4.2.2          Explain the following types of drag which affect a subsonic aircraft in flight:

(a)        parasite (zero lift) – form, interference, skin friction;

(b)        induced (lift dependent).

4.2.3          State how total drag varies with airspeed.

4.3   Climbing

4.3.1          Describe the difference between rate of climb and angle of climb.

4.4.1          List the factors that affect the strength of vortex flow with respect to the following:

(a)        aircraft weight;

(b)        speed;

(c)        wing shape.

4.4.2          State the primary control hazard that may result from a vortex encounter.

4.4.3          Describe the following:

(a)        approximate flow direction around each vortex; and

(b)        approximate location of vortices (in still air) generated by a preceding aeroplane during:

(i)         cruise flight; and

(ii)        take-off and landing; and

(c)        approximate take-off/touchdown points and flight profiles which should be used to avoid wake turbulence.

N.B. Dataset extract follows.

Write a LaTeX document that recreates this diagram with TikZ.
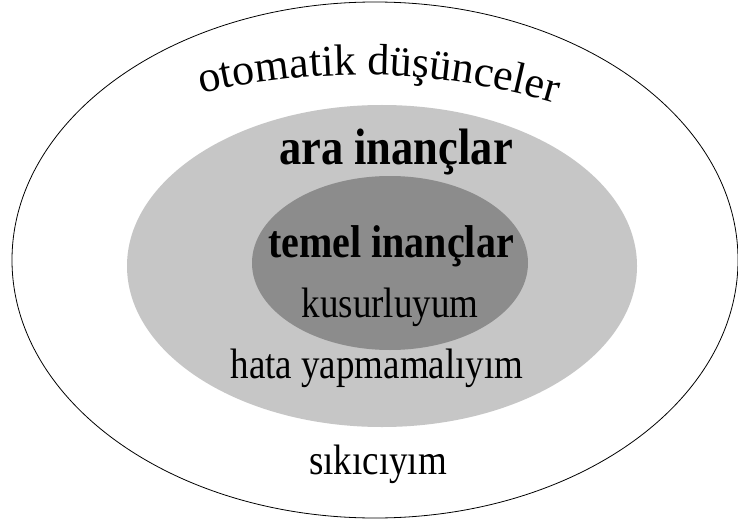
\documentclass[tikz,border=0pt]{standalone}
\usepackage{fontspec}
\setmainfont{Liberation Serif}
\usetikzlibrary{decorations.text}
\definecolor{midgray}{RGB}{198,198,198}
\definecolor{coregray}{RGB}{140,140,140}
\newcommand\arcfont{\fontsize{44}{52}\selectfont}
\newcommand\tall[1]{\scalebox{1}[1.15]{#1}}
\tikzset{
  label/.style={anchor=base, inner sep=0pt, font=\fontsize{37}{44}\selectfont},
  head/.style={anchor=base, inner sep=0pt, font=\bfseries},
  ring/.style={draw=black, line width=0.8pt},
}
\begin{document}
\begin{tikzpicture}[x=1pt,y=1pt]
\useasboundingbox (0,0) rectangle (738,523);
\fill[white] (0,0) rectangle (738,523);
\draw[ring, fill=white] (375,263) ellipse [x radius=363, y radius=258];
\fill[midgray] (382,257) ellipse [x radius=255, y radius=161];
\fill[coregray] (390,260) ellipse [x radius=138, y radius=87];
\path[decorate, decoration={text along path, text align=center,
  text={|\arcfont|otomatik düşünceler}}]
  (361,-240) ++(104.5:688) arc[start angle=104.5, end angle=72.5, radius=688];
\node[head, font=\fontsize{44.5}{52}\selectfont\bfseries] (ara) at (396,358) {\tall{ara inançlar}};
\node[head, font=\fontsize{40}{48}\selectfont\bfseries] (temel) at (391,266) {\tall{temel inançlar}};
\node[label] (kusur) at (390,206) {\tall{kusurluyum}};
\node[label] (hata) at (377,145) {\tall{hata yapmamalıyım}};
\node[label] (sikici) at (378,49) {\tall{sıkıcıyım}};
\end{tikzpicture}
\end{document}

4.4.4          State the effect of wind and atmospheric turbulence on the following:

(a)        strength of vortices;

(b)        longevity of vortices;

(c)        location and direction of movement of vortices.

4.5.1          Describe how the hazard from thrust stream turbulence varies with changes in engine power and distance from the source.

5.   Navigation

5.1             Charts

5.1.1          Identify the major features displayed on visual charts.

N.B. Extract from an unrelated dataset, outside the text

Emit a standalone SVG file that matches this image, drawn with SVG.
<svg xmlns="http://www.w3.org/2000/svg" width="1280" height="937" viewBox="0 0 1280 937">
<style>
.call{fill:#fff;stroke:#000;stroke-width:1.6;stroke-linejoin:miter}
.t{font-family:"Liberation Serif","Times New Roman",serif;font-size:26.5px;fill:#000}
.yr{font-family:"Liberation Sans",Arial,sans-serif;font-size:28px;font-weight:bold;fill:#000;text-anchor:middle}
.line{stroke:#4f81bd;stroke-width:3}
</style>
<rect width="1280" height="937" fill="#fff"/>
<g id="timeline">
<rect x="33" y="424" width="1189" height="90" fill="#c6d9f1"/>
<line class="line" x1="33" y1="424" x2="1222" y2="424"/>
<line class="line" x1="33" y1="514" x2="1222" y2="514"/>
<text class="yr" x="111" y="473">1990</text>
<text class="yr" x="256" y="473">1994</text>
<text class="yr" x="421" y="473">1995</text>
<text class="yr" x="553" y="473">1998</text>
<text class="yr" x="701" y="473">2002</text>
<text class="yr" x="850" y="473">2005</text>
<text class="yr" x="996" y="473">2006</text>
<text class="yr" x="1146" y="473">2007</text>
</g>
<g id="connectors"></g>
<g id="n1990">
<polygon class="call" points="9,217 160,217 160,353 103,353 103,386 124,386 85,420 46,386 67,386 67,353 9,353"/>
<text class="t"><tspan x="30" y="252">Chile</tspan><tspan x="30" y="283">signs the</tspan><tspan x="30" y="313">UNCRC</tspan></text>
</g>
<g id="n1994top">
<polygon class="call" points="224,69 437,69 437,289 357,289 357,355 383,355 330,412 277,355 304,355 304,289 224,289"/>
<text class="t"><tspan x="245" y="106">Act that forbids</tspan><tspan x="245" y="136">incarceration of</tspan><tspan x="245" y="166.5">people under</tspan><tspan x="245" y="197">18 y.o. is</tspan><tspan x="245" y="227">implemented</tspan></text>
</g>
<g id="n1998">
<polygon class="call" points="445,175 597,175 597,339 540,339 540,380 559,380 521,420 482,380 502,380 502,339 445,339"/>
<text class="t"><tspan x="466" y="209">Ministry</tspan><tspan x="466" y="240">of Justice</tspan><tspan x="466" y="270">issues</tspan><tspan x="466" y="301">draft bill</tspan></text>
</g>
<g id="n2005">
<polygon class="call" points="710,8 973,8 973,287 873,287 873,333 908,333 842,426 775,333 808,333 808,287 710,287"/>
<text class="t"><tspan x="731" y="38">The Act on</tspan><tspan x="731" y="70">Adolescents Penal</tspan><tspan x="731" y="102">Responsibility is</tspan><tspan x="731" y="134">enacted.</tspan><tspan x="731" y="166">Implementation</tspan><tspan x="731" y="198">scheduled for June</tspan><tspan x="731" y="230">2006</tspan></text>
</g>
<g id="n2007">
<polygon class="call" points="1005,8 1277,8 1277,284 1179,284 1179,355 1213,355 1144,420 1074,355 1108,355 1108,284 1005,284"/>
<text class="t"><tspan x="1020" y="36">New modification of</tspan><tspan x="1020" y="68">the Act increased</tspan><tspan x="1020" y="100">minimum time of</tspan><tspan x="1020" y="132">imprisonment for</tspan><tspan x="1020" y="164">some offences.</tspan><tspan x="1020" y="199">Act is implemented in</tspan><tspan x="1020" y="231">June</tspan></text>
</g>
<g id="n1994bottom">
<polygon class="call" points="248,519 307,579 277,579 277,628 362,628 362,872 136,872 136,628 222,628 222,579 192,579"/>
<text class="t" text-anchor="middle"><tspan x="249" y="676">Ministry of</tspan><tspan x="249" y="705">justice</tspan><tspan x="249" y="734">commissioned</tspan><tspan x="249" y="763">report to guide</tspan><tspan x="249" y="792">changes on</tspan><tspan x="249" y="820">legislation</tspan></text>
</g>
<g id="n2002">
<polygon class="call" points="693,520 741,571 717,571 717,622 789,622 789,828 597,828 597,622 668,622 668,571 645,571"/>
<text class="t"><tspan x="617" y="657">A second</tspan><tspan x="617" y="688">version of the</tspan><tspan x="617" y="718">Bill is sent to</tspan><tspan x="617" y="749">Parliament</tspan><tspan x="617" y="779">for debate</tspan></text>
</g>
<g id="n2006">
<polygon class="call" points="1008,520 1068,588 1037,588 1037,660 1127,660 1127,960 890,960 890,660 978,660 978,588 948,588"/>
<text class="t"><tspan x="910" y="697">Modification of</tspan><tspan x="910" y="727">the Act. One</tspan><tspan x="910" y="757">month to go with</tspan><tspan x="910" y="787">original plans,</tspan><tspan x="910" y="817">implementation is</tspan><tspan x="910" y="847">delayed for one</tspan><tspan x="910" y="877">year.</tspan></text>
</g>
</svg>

5.1.2          State the charts used to identify controlled airspace (CTA) and prohibited, restricted and danger (PRD) areas.

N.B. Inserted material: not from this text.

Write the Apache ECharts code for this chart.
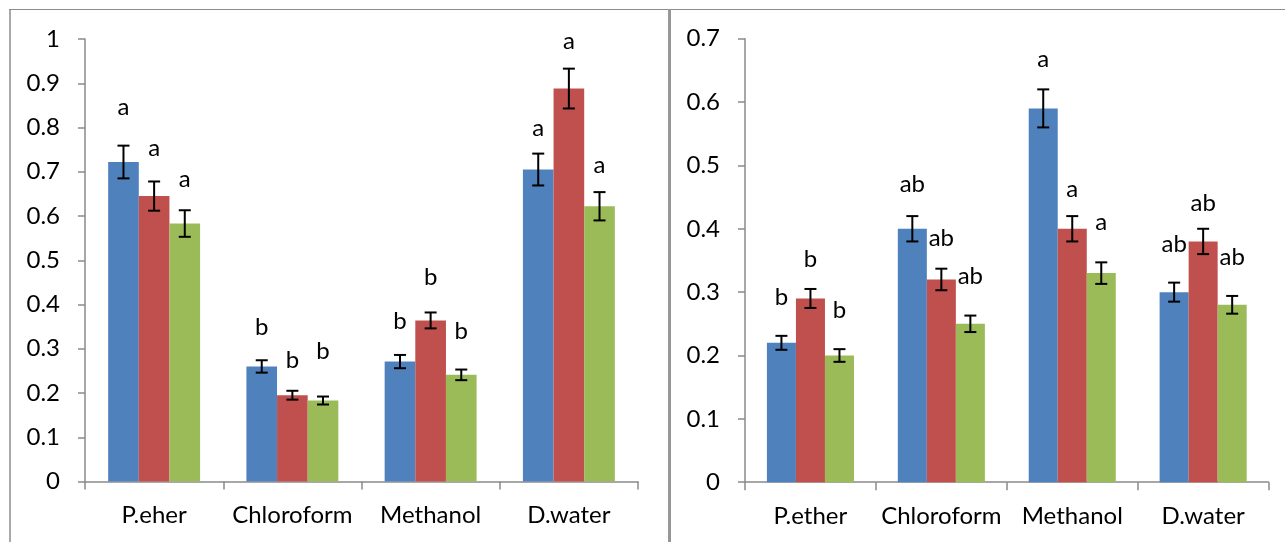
<!DOCTYPE html>
<html>
<head>
<meta charset="utf-8">
<script src="https://cdn.jsdelivr.net/npm/echarts@6/dist/echarts.min.js"></script>
<style>
html,body{margin:0;padding:0;background:#fff;}
#c{width:1285px;height:542px;}
</style>
</head>
<body>
<div id="c"></div>
<script>
// ---- Data ----
const leftCategories = ['P.eher', 'Chloroform', 'Methanol', 'D.water'];
const rightCategories = ['P.ether', 'Chloroform', 'Methanol', 'D.water'];

const leftBlue  = [0.722, 0.260, 0.271, 0.705];
const leftRed   = [0.645, 0.195, 0.364, 0.888];
const leftGreen = [0.583, 0.183, 0.241, 0.622];
const leftBlueErr  = [0.037, 0.014, 0.015, 0.036];
const leftRedErr   = [0.033, 0.010, 0.018, 0.045];
const leftGreenErr = [0.030, 0.009, 0.012, 0.032];
const leftBlueLetters  = ['a', 'b', 'b', 'a'];
const leftRedLetters   = ['a', 'b', 'b', 'a'];
const leftGreenLetters = ['a', 'b', 'b', 'a'];
const leftBlueLetterAt  = [0.846, 0.349, 0.361, 0.799];
const leftRedLetterAt   = [0.752, 0.275, 0.461, 0.995];
const leftGreenLetterAt = [0.683, 0.295, 0.340, 0.715];

const rightBlue  = [0.22, 0.40, 0.59, 0.30];
const rightRed   = [0.29, 0.32, 0.40, 0.38];
const rightGreen = [0.20, 0.25, 0.33, 0.28];
const rightBlueErr  = [0.011, 0.020, 0.030, 0.015];
const rightRedErr   = [0.015, 0.017, 0.020, 0.020];
const rightGreenErr = [0.010, 0.013, 0.017, 0.014];
const rightBlueLetters  = ['b', 'ab', 'a', 'ab'];
const rightRedLetters   = ['b', 'ab', 'a', 'ab'];
const rightGreenLetters = ['b', 'ab', 'a', 'ab'];
const rightBlueLetterAt  = [0.292, 0.471, 0.668, 0.376];
const rightRedLetterAt   = [0.352, 0.385, 0.462, 0.441];
const rightGreenLetterAt = [0.272, 0.325, 0.411, 0.355];

const leftTicks = { min: 0, max: 1, interval: 0.1 };
const rightTicks = { min: 0, max: 0.7, interval: 0.1 };

// ---- Styles ----
const COLORS = ['#4F81BD', '#C0504D', '#9BBB59'];
const GAP = 0.335;
const FONT = 'Lato, "Open Sans", sans-serif';
const FS = 24;
const AXIS_COLOR = '#8a8a8a';

function errSeries(gridIdx, k, vals, errs, letters, letterAt) {
  return {
    type: 'custom',
    xAxisIndex: gridIdx, yAxisIndex: gridIdx,
    z: 10, clip: false, silent: true,
    data: vals.map((v, i) => [i, v, errs[i], letterAt[i]]),
    encode: { x: 0, y: 1 },
    renderItem: function (params, api) {
      const cat = api.value(0);
      const v = api.value(1), e = api.value(2), ly = api.value(3);
      const bandW = api.size([1, 0])[0];
      const barW = bandW * (1 - GAP) / 3;
      const off = (k - 1) * barW;
      const top = api.coord([cat, v + e]);
      const bot = api.coord([cat, v - e]);
      const lp = api.coord([cat, ly]);
      const x = top[0] + off;
      const cap = 6;
      const st = { stroke: '#000', lineWidth: 2 };
      return {
        type: 'group',
        children: [
          { type: 'line', shape: { x1: x, y1: top[1], x2: x, y2: bot[1] }, style: st },
          { type: 'line', shape: { x1: x - cap, y1: top[1], x2: x + cap, y2: top[1] }, style: st },
          { type: 'line', shape: { x1: x - cap, y1: bot[1], x2: x + cap, y2: bot[1] }, style: st },
          { type: 'text', x: x, y: lp[1], style: { text: letters[params.dataIndex], font: FS + 'px ' + FONT, fill: '#000', align: 'center', verticalAlign: 'middle' } }
        ]
      };
    }
  };
}

function barSeries(gridIdx, k, vals) {
  return {
    type: 'bar', xAxisIndex: gridIdx, yAxisIndex: gridIdx,
    data: vals, barGap: '0%', barCategoryGap: (GAP * 100) + '%',
    itemStyle: { color: COLORS[k] }, silent: true
  };
}

function xAxis(gridIdx, cats) {
  return {
    type: 'category', gridIndex: gridIdx, data: cats,
    axisLine: { lineStyle: { color: AXIS_COLOR, width: 1.5 } },
    axisTick: { show: true, length: 8, lineStyle: { color: AXIS_COLOR, width: 1.5 } },
    axisLabel: { color: '#000', fontFamily: FONT, fontSize: FS, margin: 22, interval: 0, hideOverlap: false }
  };
}
function yAxis(gridIdx, t) {
  return {
    type: 'value', gridIndex: gridIdx, min: t.min, max: t.max, interval: t.interval,
    axisLine: { show: true, lineStyle: { color: AXIS_COLOR, width: 1.5 } },
    axisTick: { show: true, length: 7, lineStyle: { color: AXIS_COLOR, width: 1.5 } },
    splitLine: { show: false },
    axisLabel: { color: '#000', fontFamily: FONT, fontSize: FS, margin: 25,
      formatter: v => String(Math.round(v * 10) / 10) }
  };
}

const chart = echarts.init(document.getElementById('c'), null, { renderer: 'canvas' });
chart.setOption({
  animation: false,
  backgroundColor: '#fff',
  grid: [
    { left: 85, top: 39, width: 553, height: 442.5 },
    { left: 745, top: 38.7, width: 523.6, height: 443.5 }
  ],
  xAxis: [xAxis(0, leftCategories), xAxis(1, rightCategories)],
  yAxis: [yAxis(0, leftTicks), yAxis(1, rightTicks)],
  series: [
    barSeries(0, 0, leftBlue), barSeries(0, 1, leftRed), barSeries(0, 2, leftGreen),
    barSeries(1, 0, rightBlue), barSeries(1, 1, rightRed), barSeries(1, 2, rightGreen),
    errSeries(0, 0, leftBlue, leftBlueErr, leftBlueLetters, leftBlueLetterAt),
    errSeries(0, 1, leftRed, leftRedErr, leftRedLetters, leftRedLetterAt),
    errSeries(0, 2, leftGreen, leftGreenErr, leftGreenLetters, leftGreenLetterAt),
    errSeries(1, 0, rightBlue, rightBlueErr, rightBlueLetters, rightBlueLetterAt),
    errSeries(1, 1, rightRed, rightRedErr, rightRedLetters, rightRedLetterAt),
    errSeries(1, 2, rightGreen, rightGreenErr, rightGreenLetters, rightGreenLetterAt)
  ],
  graphic: [
    { type: 'line', shape: { x1: 9, y1: 9.5, x2: 1285, y2: 9.5 }, style: { stroke: '#8c8c8c', lineWidth: 1 } },
    { type: 'line', shape: { x1: 10, y1: 9, x2: 10, y2: 542 }, style: { stroke: '#8c8c8c', lineWidth: 1.5 } },
    { type: 'rect', shape: { x: 668, y: 9, width: 3, height: 533 }, style: { fill: '#979797' } }
  ]
});
</script>
</body>
</html>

5.2             Documentation

5.2.1          Determine runway data from ERSA for a given airport.

5.2.2          Determine data pertaining to Prohibited, Restricted and Danger areas.

5.2.3          Use ERSA to determine the time a restricted area is active.

6.1             Airworthiness and aircraft equipment

6.1.1          State the documents required to determine the serviceability of an aircraft.

6.1.2          Describe how to certify the aircraft for flight.

6.1.3          Describe the process to record an aircraft defect on a release to service document (maintenance release).

6.2 Take-off and landing performance

6.2.1          Differentiate between pressure height and density height.

6.2.2          Describe how to use an altimeter to obtain:

(a)        local QNH at an aerodrome;

(b)        pressure height of an aerodrome;

(c)        elevation of an aerodrome.

6.2.3          Calculate the following:

(a)        density altitude given pressure altitude (or elevation and QNH) and temperature;

(b)        pressure altitude given airfield elevation and QNH.

6.2.4          State the effect (increase/decrease) of the following factors on take-off, landing, and take-off climb performance:

(a)        strength of headwind/tailwind component;

(b)        air temperature;

(c)        QNH;

(d)        airfield elevation;

(e)        ground effect and windshear;

(f)         frost on an aircraft.

6.2.5          Explain the following terms:

(a)        maximum structural take-off and landing weight;

(b)        climb weight limit.

6.3.1          Explain the following terms/abbreviations:

(a)        normal operating speed (V_NO);

(b)        never exceed speed (V_NE);

(c)        maximum manoeuvre speed (V_A);

(d)        turbulence penetration speed (V_B);

(e)        limit and design load factors.

6.3.2          Describe situations which may result in an aircraft exceeding speed limits and load factor limits.

6.4.1          Explain the meaning of the following terms used in the computation of weight and balance data:

(a)        datum;

(b)        arm;

(c)        moment;

(d)        station;

(e)        centre of gravity and limits;

(f)         empty weight;

(g)        operating weight;

(h)        MTOW;

(i)         zero fuel weight (MZFW);

(j)         MLW.

6.4.2          Calculate the following weight and balance information:

(a)        MTOW;

(b)        capacity and arm of the baggage lockers;

(c)        capacity, arm, grade and specific gravity of the fuel;

(d)        location and arms of the seating.

6.4.3          Determine if an aircraft is loaded within the prescribed CG for the aircraft.

6.4.4          State the likely results of exceeding aircraft weight limits.